Giving Compass' Take:

• In this story from Pacific Standard, author Shreya Dasgupta discusses a recent study by doctoral students at Texas A&M which suggests that even four decades of abandonment may not be enough to return plantations to their natural state. Ashish Nerlekar, the lead author of the study, and his colleagues use a eucalyptus plantation in India's Kalakad-Mundanthurai Tiger Reserve as an example of this point.

• Does this information change the way we should think about sustainable farming practices? Should conservation advocates focus their efforts on returning abandoned plantations to their natural states?

• To learn about how to guarantee the best results from conservation policies, click here.


In the past century, large parts of wet evergreen forest ... in Tamil Nadu state were cleared to make way for plantations including tea, coffee, and cardamom. Vast forested areas were also felled for eucalyptus plantations, with the timber mainly to be used as fuelwood for the tea industry. However ... many plantations were eventually abandoned and the area has been on a path of recovery ever since. Some plantations have now been regenerating for nearly 40 years.

In 2016, Ashish Nerlekar, lead author of the study published in the Journal of Tropical Ecology and a doctoral student at Texas A&M University, looked at one such eucalyptus plantation ... The plantation had been abandoned for 36 years as of 2016, and was surrounded by primary, old-growth forest.

"Because it's the Western Ghats and because there has not been any major disturbance after abandonment, I thought the plantation would be very close to the primary forest," Nerlekar says. "I was expecting some degree of structural resemblance in terms of species richness and so on. I was also expecting to see at least 20 to 30 percent of the trees characteristic of the primary forest in the plantations."

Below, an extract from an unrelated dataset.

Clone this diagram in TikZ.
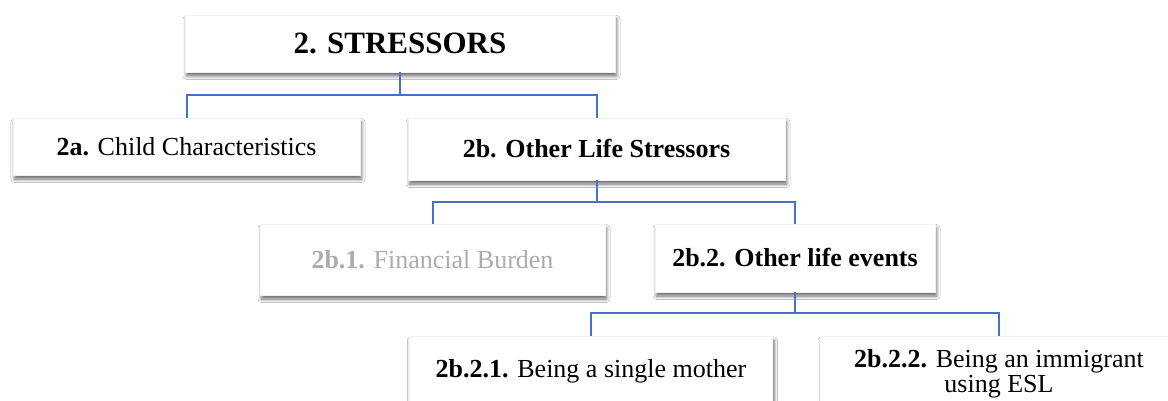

"One of the most surprising findings was that, even after 36 years, the abandoned plantation patches don't resemble the neighboring forest in terms of structure and function," says co-author Vignesh Kamath, an independent researcher with Gubbi Labs in Bengaluru. "One would assume that a period of nearly four decades of letting nature take over would be enough to restore a disturbed forest, but our study found evidence against it. It makes one wonder how long would it really take to undo the changes caused by human activities?"